Canva, which quietly moved its HQ from Sydney to Delaware earlier this year, has long said it’s “IPO ready.” And while its founders are in no rush Figma’s success could change the narrative.
💸 The numbers behind the hype
Figma generated US$749 million in revenue in 2024, up 48% year-on-year. In Q1 2025 alone, it booked US$228 million in revenue and US$44.9 million in net income with massive 91% gross margins.
Its Rule of 40 score was 63 – a rare feat that puts it in the top 5% of SaaS companies globally. Enterprise customer growth hit 47%, while net revenue retention came in at 132%, signalling strong upsell momentum and product stickiness.
🇦🇺 What this means for Aussie investors
Canva’s early backers are staying patient but the appetite for fast-growing software stocks is clearly back.
A successful Figma listing could reopen the IPO floodgates especially for Aussie-founded tech names with global scale.
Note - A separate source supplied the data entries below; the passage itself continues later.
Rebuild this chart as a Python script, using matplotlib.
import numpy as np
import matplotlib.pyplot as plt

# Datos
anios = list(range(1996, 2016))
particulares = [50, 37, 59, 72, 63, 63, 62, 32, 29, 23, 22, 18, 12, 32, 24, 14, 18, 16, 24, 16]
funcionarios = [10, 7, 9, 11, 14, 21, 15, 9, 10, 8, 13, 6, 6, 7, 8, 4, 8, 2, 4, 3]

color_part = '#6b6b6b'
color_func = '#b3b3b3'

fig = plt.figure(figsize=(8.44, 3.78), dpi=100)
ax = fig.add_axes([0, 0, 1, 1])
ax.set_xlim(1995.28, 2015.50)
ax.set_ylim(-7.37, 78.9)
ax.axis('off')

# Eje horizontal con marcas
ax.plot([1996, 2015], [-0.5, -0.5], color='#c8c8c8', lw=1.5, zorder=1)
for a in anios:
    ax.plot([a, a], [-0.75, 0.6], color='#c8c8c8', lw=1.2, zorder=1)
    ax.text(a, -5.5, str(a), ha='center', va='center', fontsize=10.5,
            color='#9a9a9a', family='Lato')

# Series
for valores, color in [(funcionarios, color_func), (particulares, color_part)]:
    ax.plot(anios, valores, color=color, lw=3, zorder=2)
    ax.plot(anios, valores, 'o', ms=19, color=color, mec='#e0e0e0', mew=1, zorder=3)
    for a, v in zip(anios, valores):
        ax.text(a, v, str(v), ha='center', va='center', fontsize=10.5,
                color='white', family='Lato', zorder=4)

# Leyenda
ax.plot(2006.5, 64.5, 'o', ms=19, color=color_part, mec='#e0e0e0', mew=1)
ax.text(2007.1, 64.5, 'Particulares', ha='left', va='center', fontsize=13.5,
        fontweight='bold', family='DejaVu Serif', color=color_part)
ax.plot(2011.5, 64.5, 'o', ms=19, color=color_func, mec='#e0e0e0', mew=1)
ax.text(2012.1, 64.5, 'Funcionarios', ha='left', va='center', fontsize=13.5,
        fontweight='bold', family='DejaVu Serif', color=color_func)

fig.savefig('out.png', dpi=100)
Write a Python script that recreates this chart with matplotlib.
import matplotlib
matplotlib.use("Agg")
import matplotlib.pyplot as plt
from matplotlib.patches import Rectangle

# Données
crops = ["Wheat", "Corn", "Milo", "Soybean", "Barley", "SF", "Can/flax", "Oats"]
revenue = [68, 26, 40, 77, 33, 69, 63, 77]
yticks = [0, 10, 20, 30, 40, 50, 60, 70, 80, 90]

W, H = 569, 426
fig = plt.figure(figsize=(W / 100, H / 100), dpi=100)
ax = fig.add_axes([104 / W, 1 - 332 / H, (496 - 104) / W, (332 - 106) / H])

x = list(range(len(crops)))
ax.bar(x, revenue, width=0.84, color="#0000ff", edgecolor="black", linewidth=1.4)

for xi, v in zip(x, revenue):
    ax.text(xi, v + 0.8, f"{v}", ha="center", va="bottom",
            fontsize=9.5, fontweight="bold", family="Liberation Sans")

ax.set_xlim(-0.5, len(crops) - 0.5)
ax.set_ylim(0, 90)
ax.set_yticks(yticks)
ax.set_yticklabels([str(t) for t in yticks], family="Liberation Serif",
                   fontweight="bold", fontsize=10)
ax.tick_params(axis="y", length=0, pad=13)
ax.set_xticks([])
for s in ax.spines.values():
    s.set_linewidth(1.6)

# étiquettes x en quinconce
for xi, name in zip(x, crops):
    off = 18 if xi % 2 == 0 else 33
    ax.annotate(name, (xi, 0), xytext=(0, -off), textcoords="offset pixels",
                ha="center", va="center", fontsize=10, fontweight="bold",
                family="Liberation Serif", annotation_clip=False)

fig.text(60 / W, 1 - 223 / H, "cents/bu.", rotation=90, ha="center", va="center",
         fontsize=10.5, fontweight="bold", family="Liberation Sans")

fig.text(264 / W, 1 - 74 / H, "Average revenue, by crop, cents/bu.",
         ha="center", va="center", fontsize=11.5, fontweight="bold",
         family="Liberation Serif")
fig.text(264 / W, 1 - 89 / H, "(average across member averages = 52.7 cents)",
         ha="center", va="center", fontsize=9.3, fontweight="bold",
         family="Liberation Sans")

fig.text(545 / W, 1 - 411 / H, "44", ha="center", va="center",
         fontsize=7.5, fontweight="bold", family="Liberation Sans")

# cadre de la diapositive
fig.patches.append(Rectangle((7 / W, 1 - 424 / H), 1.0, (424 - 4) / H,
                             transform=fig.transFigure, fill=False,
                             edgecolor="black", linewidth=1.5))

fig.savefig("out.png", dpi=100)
We’ll keep you posted.
Meta’s AI Megapush Delivers
Meta came out swinging this week with a bold Q3 forecast and markets loved it.
Shares in the Facebook parent jumped almost 12% last night after the company projected 16% revenue growth and lifted full-year spending guidance to as much as US$118 billion.
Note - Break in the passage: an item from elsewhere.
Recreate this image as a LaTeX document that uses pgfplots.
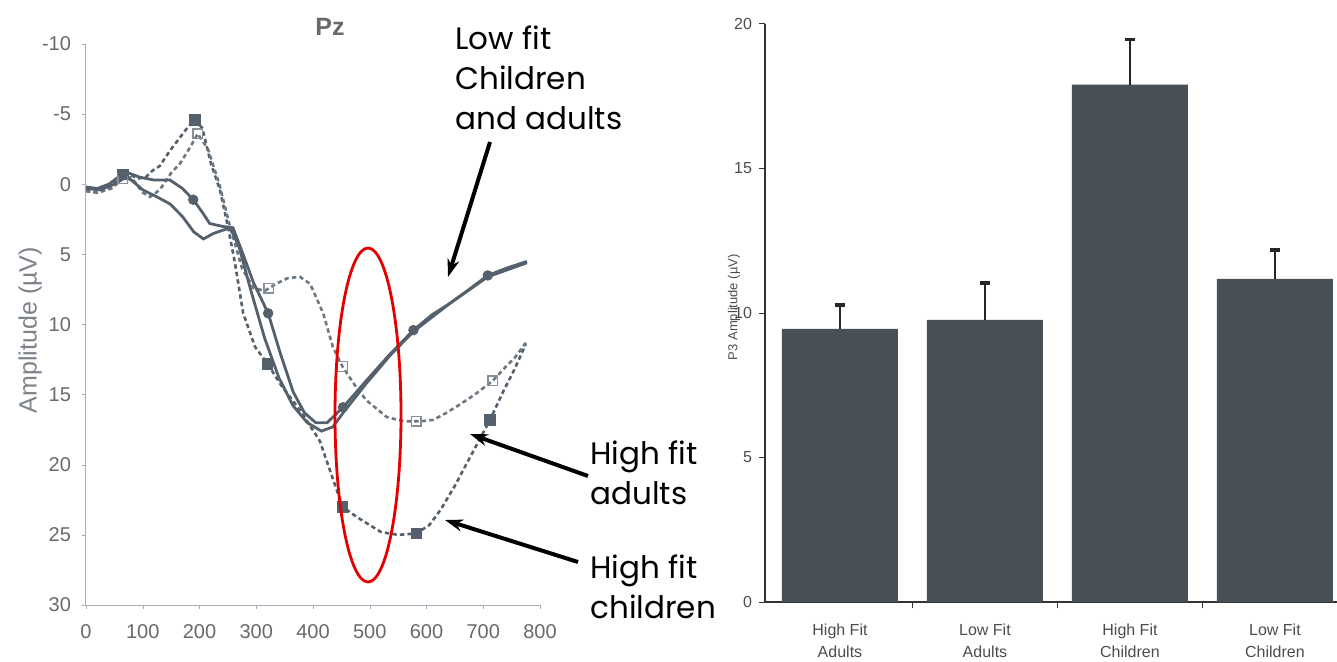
\documentclass[border=0pt]{standalone}
\usepackage{fontspec}
\setmainfont{Liberation Sans}
\newfontfamily\comic{Poppins}
\usepackage{pgfplots}
\pgfplotsset{compat=1.18}
\usetikzlibrary{arrows.meta}

\definecolor{ln}{RGB}{84,96,108}
\definecolor{barc}{RGB}{72,80,86}
\definecolor{tk}{RGB}{105,105,105}
\definecolor{axc}{RGB}{165,175,185}

\begin{document}
\begin{tikzpicture}
\path[use as bounding box] (0,0) rectangle (668.5pt,-331pt);

% ---------------- left: ERP waveforms ----------------
\begin{axis}[
  at={(43pt,-302.5pt)}, anchor=south west,
  scale only axis, width=227pt, height=280.5pt,
  xmin=0, xmax=800, ymin=-10, ymax=30, y dir=reverse,
  axis x line*=bottom, axis y line*=left,
  axis line style={draw=axc, line width=0.5pt},
  xtick={0,100,...,800}, ytick={-10,-5,...,30},
  tick align=outside, major tick length=2pt,
  tick style={draw=axc},
  /pgf/number format/assume math mode=true,
  ticklabel style={font=\fontsize{10}{12}\selectfont, text=tk},
  yticklabel style={xshift=-2pt},
  xticklabel style={yshift=-4pt},
  ylabel={Amplitude (µV)},
  ylabel style={at={(axis description cs:-0.123,0.49)}, anchor=center, rotate=0, font=\fontsize{12.5}{14}\selectfont, text=axc!75!black},
  clip=false,
]
% High fit children (dashed, filled squares)
\addplot[ln, line width=1.3pt, dash pattern=on 2.2pt off 1.6pt] coordinates {
(0,0.4) (20,0.6) (40,0.3) (60,-0.6) (75,-0.8) (90,-0.4) (105,-0.5) (118,-1.0) (130,-1.3)
(148,-2.4) (165,-3.3) (180,-4.1) (192,-4.6) (205,-4.0) (220,-1.5) (236,0.4) (250,3.0)
(262,5.5) (277,9.2) (298,11.6) (320,12.8) (345,14.4) (377,16.1) (412,18.3) (435,21.0)
(452,23.0) (480,23.8) (520,24.8) (550,25.0) (582,24.9) (605,24.3) (625,23.2) (650,21.5)
(675,19.6) (712,16.8) (735,14.8) (755,13.2) (775,11.4)};
\addplot[only marks, mark=square*, mark size=2.6pt, ln, fill=ln] coordinates {
(65,-0.7) (192,-4.6) (320,12.8) (452,23.0) (582,24.9) (712,16.8)};
% High fit adults (dashed, open squares)
\addplot[ln!85!white, line width=1.3pt, dash pattern=on 2.2pt off 1.6pt] coordinates {
(0,0.5) (20,0.6) (45,0.3) (65,-0.4) (80,-0.5) (100,0.6) (113,0.9) (130,0.4) (150,-0.8)
(166,-1.5) (183,-2.6) (197,-3.6) (215,-2.5) (235,0.0) (255,3.2) (275,6.0) (295,7.4)
(315,7.6) (335,7.1) (355,6.7) (377,6.6) (395,7.1) (418,9.2) (435,11.6) (452,13.0)
(475,14.4) (494,15.4) (530,16.6) (560,16.9) (590,16.9) (612,16.8) (635,16.3) (655,15.8)
(685,15.0) (717,14.0) (740,13.0) (755,12.4) (775,11.3)};
\addplot[only marks, mark=square, mark size=2.4pt, ln!70!white, line width=0.7pt] coordinates {
(65,-0.4) (197,-3.6) (322,7.4) (452,13.0) (582,16.9) (717,14.0)};
% Low fit adults (solid)
\addplot[ln, line width=1.4pt] coordinates {
(0,0.3) (25,0.4) (50,0.0) (70,-0.5) (80,-0.3) (100,0.4) (125,0.9) (148,1.4) (170,2.3)
(190,3.4) (207,3.9) (225,3.5) (254,3.1) (270,4.5) (290,7.5) (315,11.0) (340,13.8)
(365,15.8) (390,17.0) (415,17.6) (435,17.3) (453,16.3) (494,14.2) (536,12.2) (577,10.5)
(641,8.5) (708,6.6) (777,5.6)};
% Low fit children (solid, circles)
\addplot[ln, line width=1.4pt] coordinates {
(0,0.2) (20,0.3) (40,0.0) (60,-0.6) (75,-0.8) (95,-0.5) (120,-0.3) (148,-0.3) (170,0.3)
(189,1.1) (205,2.0) (218,2.8) (240,3.0) (259,3.1) (275,4.8) (295,7.0) (321,9.2) (342,12.0)
(365,14.8) (385,16.3) (405,17.0) (425,17.0) (453,15.9) (494,14.0) (536,12.1) (577,10.4)
(610,9.3) (641,8.5) (675,7.5) (708,6.5) (740,6.0) (777,5.5)};
\addplot[only marks, mark=*, mark size=2.4pt, ln, fill=ln] coordinates {
(65,-0.7) (189,1.1) (321,9.2) (453,15.9) (577,10.4) (708,6.5)};
\end{axis}

% ---------------- right: P3 amplitude bars ----------------
\begin{axis}[
  at={(382.5pt,-301pt)}, anchor=south west,
  scale only axis, width=286pt, height=289pt,
  xmin=-0.517, xmax=3.428, ymin=0, ymax=20,
  axis x line*=bottom, axis y line*=left,
  axis line style={draw=black!80, line width=0.6pt},
  ytick={0,5,10,15,20},
  xtick={0.5,1.5,2.5}, xticklabels={},
  extra x ticks={0,1,2,3},
  extra x tick labels={{High Fit\\Adults},{Low Fit\\Adults},{High Fit\\Children},{Low Fit\\Children}},
  extra x tick style={major tick length=0pt, xticklabel style={align=center, yshift=-7.5pt}},
  tick align=outside, major tick length=3pt,
  tick style={draw=black!80, line width=0.5pt},
  /pgf/number format/assume math mode=true,
  ticklabel style={font=\fontsize{8}{11}\selectfont, text=black!70},
  ylabel={P3 Amplitude (µV)},
  ylabel style={at={(axis description cs:-0.054,0.51)}, anchor=center, font=\fontsize{6.5}{8}\selectfont, text=black!70},
  clip=false,
]
\addplot[ybar, bar width=58pt, fill=barc, draw=none,
  error bars/.cd, y dir=plus, y explicit,
  error bar style={line width=1.1pt, black!85},
  error mark options={rotate=90, line width=1.6pt, mark size=2.6pt, black!85}]
  coordinates {
  (0,9.45) +- (0,0.83)
  (1,9.76) +- (0,1.28)
  (2,17.9) +- (0,1.55)
  (3,11.18) +- (0,1.0)};
\end{axis}

% ---------------- annotations (pixel coordinates) ----------------
\begin{scope}[x=0.5pt, y=-0.5pt]
\node[font=\bfseries\fontsize{12.5}{14}\selectfont, text=tk] at (330,27) {Pz};
\draw[red!90!black, line width=1.4pt] (368,415) ellipse [x radius=33, y radius=167];
\node[anchor=west, align=left, inner sep=0pt, font=\comic\fontsize{15.5}{20}\selectfont] at (455,78) {Low fit\\Children\\and adults};
\node[anchor=west, align=left, inner sep=0pt, font=\comic\fontsize{15.5}{20}\selectfont] at (590,473) {High fit\\adults};
\node[anchor=west, align=left, inner sep=0pt, font=\comic\fontsize{15.5}{20}\selectfont] at (590,587) {High fit\\children};
\draw[line width=2pt, -{Stealth[length=9pt, width=6pt]}] (490,142) -- (448,277);
\draw[line width=2pt, -{Stealth[length=9pt, width=6pt]}] (588,476) -- (470,434);
\draw[line width=2pt, -{Stealth[length=9pt, width=6pt]}] (578,562) -- (445,520);
\end{scope}
\end{tikzpicture}
\end{document}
🧠 Superintelligence is the strategy
Meta isn’t just riding the AI wave – it’s reshaping the company around it.
The tech giant has overhauled its AI division under the name “Meta Superintelligence,” led by Alexandr Wang, formerly CEO of data-labelling startup Scale AI. Meta acquired a 49% stake in Wang’s company for US$14.3 billion, adding deep technical talent and infrastructure to its arsenal.
Behind the scenes, it’s building out multi-gigawatt data centres to train and deploy large-scale AI models.
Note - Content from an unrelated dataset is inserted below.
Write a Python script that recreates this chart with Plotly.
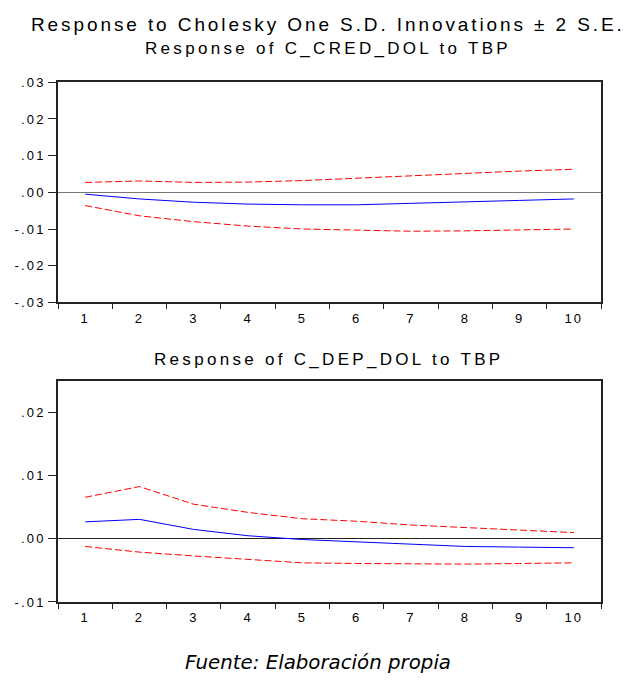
import plotly.graph_objects as go

periods = [1, 2, 3, 4, 5, 6, 7, 8, 9, 10]

# Response of C_CRED_DOL to TBP
cred_resp = [-0.0005, -0.0018, -0.0027, -0.0032, -0.0034, -0.0034, -0.0030, -0.0027, -0.0022, -0.0018]
cred_upper = [0.0027, 0.0031, 0.0027, 0.0028, 0.0032, 0.0039, 0.0046, 0.0052, 0.0058, 0.0063]
cred_lower = [-0.0036, -0.0064, -0.0080, -0.0092, -0.0100, -0.0104, -0.0106, -0.0105, -0.0102, -0.0100]

# Response of C_DEP_DOL to TBP
dep_resp = [0.0027, 0.0031, 0.0015, 0.0005, -0.0001, -0.0005, -0.0009, -0.0012, -0.0013, -0.0014]
dep_upper = [0.0066, 0.0083, 0.0055, 0.0042, 0.0032, 0.0028, 0.0022, 0.0018, 0.0014, 0.0010]
dep_lower = [-0.0012, -0.0021, -0.0027, -0.0033, -0.0038, -0.0039, -0.0040, -0.0040, -0.0039, -0.0038]

top_yticks = [-0.03, -0.02, -0.01, 0.0, 0.01, 0.02, 0.03]
top_ylabels = ["-.03", "-.02", "-.01", ".00", ".01", ".02", ".03"]
bot_yticks = [-0.01, 0.0, 0.01, 0.02]
bot_ylabels = ["-.01", ".00", ".01", ".02"]

main_title = "Response to Cholesky One S.D. Innovations \u00b1 2 S.E."
title_top = "Response of C_CRED_DOL to TBP"
title_bot = "Response of C_DEP_DOL to TBP"
source = "Fuente: Elaboraci\u00f3n propia"


def spaced(s, px):
    return '<span style="letter-spacing:%.1fpx">%s</span>' % (px, s)


fig = go.Figure()


def add_panel(resp, up, lo, xa, ya):
    for band in (up, lo):
        fig.add_trace(go.Scatter(x=periods, y=band, mode="lines", xaxis=xa, yaxis=ya,
                                 line=dict(color="#ff0000", width=1, dash="7px,3px"),
                                 showlegend=False, hoverinfo="skip"))
    fig.add_trace(go.Scatter(x=periods, y=resp, mode="lines", xaxis=xa, yaxis=ya,
                             line=dict(color="#0000ff", width=1), showlegend=False))


add_panel(cred_resp, cred_upper, cred_lower, "x", "y")
add_panel(dep_resp, dep_upper, dep_lower, "x2", "y2")

W, H = 631, 683
xdom = [58 / W, 601 / W]
ydom_top = [1 - 302 / H, 1 - 77 / H]
ydom_bot = [1 - 608.3 / H, 1 - 382.7 / H]

FAM = "Liberation Sans, Arial, sans-serif"
tickfont = dict(family=FAM, size=13, color="#000")


def xaxis_cfg(anchor):
    return dict(domain=xdom, anchor=anchor, range=[0.5, 10.5],
                tickmode="array", tickvals=periods,
                ticktext=[spaced(str(p), 2.0) for p in periods],
                ticks="", showgrid=False, zeroline=False,
                showline=True, mirror=True, linecolor="#222", linewidth=1.5,
                tickfont=tickfont, ticklabelstandoff=3,
                minor=dict(tickmode="array", tickvals=[p - 0.5 for p in periods] + [10.5],
                           ticks="outside", ticklen=5, tickcolor="#222", tickwidth=1,
                           showgrid=False))


def yaxis_cfg(anchor, dom, rng, tv, tt, zc):
    return dict(domain=dom, anchor=anchor, range=rng, tickmode="array",
                tickvals=tv, ticktext=[spaced(t, 2.2) for t in tt],
                ticks="outside", ticklen=8, tickcolor="#222", tickwidth=1,
                showgrid=False, zeroline=True, zerolinecolor=zc, zerolinewidth=1,
                showline=True, mirror=True, linecolor="#222", linewidth=1.5,
                tickfont=tickfont)


fig.update_layout(
    width=W, height=H,
    margin=dict(l=0, r=0, t=0, b=0),
    paper_bgcolor="white", plot_bgcolor="white",
    xaxis=xaxis_cfg("y"),
    yaxis=yaxis_cfg("x", ydom_top, [-0.03, 0.03], top_yticks, top_ylabels, "#777"),
    xaxis2=xaxis_cfg("y2"),
    yaxis2=yaxis_cfg("x2", ydom_bot, [-0.01, 0.025], bot_yticks, bot_ylabels, "#222"),
)

tfont = dict(family=FAM, color="#000")
fig.add_annotation(text=spaced(main_title, 2.9), x=327.5 / W, y=1 - 17.5 / H,
                   xref="paper", yref="paper", showarrow=False,
                   font=dict(size=19, **tfont), xanchor="center", yanchor="middle")
fig.add_annotation(text=spaced(title_top, 3.3), x=328 / W, y=1 - 42 / H,
                   xref="paper", yref="paper", showarrow=False,
                   font=dict(size=17, **tfont), xanchor="center", yanchor="middle")
fig.add_annotation(text=spaced(title_bot, 3.3), x=328 / W, y=1 - 360 / H,
                   xref="paper", yref="paper", showarrow=False,
                   font=dict(size=17, **tfont), xanchor="center", yanchor="middle")
fig.add_annotation(text="<i>" + source + "</i>", x=318 / W, y=1 - 670 / H,
                   xref="paper", yref="paper", showarrow=False,
                   font=dict(size=19.8, family="DejaVu Sans, sans-serif", color="#000"),
                   xanchor="center", yanchor="middle")

fig.write_html("out.html", config={"displayModeBar": False},
               post_script="document.body.style.margin='0';")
These investments are now central to Meta’s infrastructure roadmap, with capex guidance raised to US$66-72 billion.
📲 Real-world impact is already showing
Meta says its generative AI tools are already improving ad performance across Instagram and Facebook, delivering a 5% lift in ad conversions on Instagram and 3% on Facebook this quarter.
The company is also investing in creative tools, smart assistants and customer support automation, laying the groundwork for Zuckerberg’s vision of “personal superintelligence.”
With AI now embedded across products, infrastructure and strategy, Meta is showing investors it’s not just building hype – it’s delivering outcomes.
📊 Meta vs Wall Street
Here’s how Meta stacked up against expectations:
- Earnings per share: US$7.14 vs. US$5.92 expected
- Revenue: US$47.52 billion vs. US$44.80 billion expected
- Advertising revenue: US$46.56 billion vs. US$43.97 billion expected
- Daily active users (Family of Apps): 3.48 billion vs. 3.45 billion expected
Q2 net income rose 36% year-on-year to US$18.34 billion, while total expenses increased 12% to US$27.08 billion. Reality Labs posted a US$4.53 billion operating loss, slightly ahead of estimates.
🔦 Some other things we’re shining the Spotlight on:
MICROSOFT CLOUD SURGES: Microsoft posted US$76.4 billion in quarterly revenue, up 18% year-on-year and ahead of forecasts. Strong enterprise demand, AI-linked products, and higher cloud spend drove the beat. Capital expenditure jumped 27% to US$24.2 billion as Microsoft continues to scale its AI infrastructure.
CHIPS ON THE TABLE: Tesla has signed a US$16.5 billion deal with Samsung for the latter to supply AI chips for Tesla’s next-gen vehicles. The chips will be made at Samsung’s new Texas facility, marking a turning point for its U.S. foundry business.
HONEYMOON’S OVER: Boss Energy (ASX:BOE) shares crashed 49% over the last week after its FY26 guidance showed costs and capex well above forecasts. An expert review is now underway to determine whether its flagship Honeymoon project remains economically viable.
TRAVEL TURBULENCE: Flight Centre (ASX:FLT) cut its FY25 profit forecast to A$285-295 million, missing even its downgraded April guidance. Weak U.S. demand and higher costs hit Q4 performance. On the upside, it’s partnering with Anthropic to roll out AI toolsy. The stock fell over 7% yesterday on the news.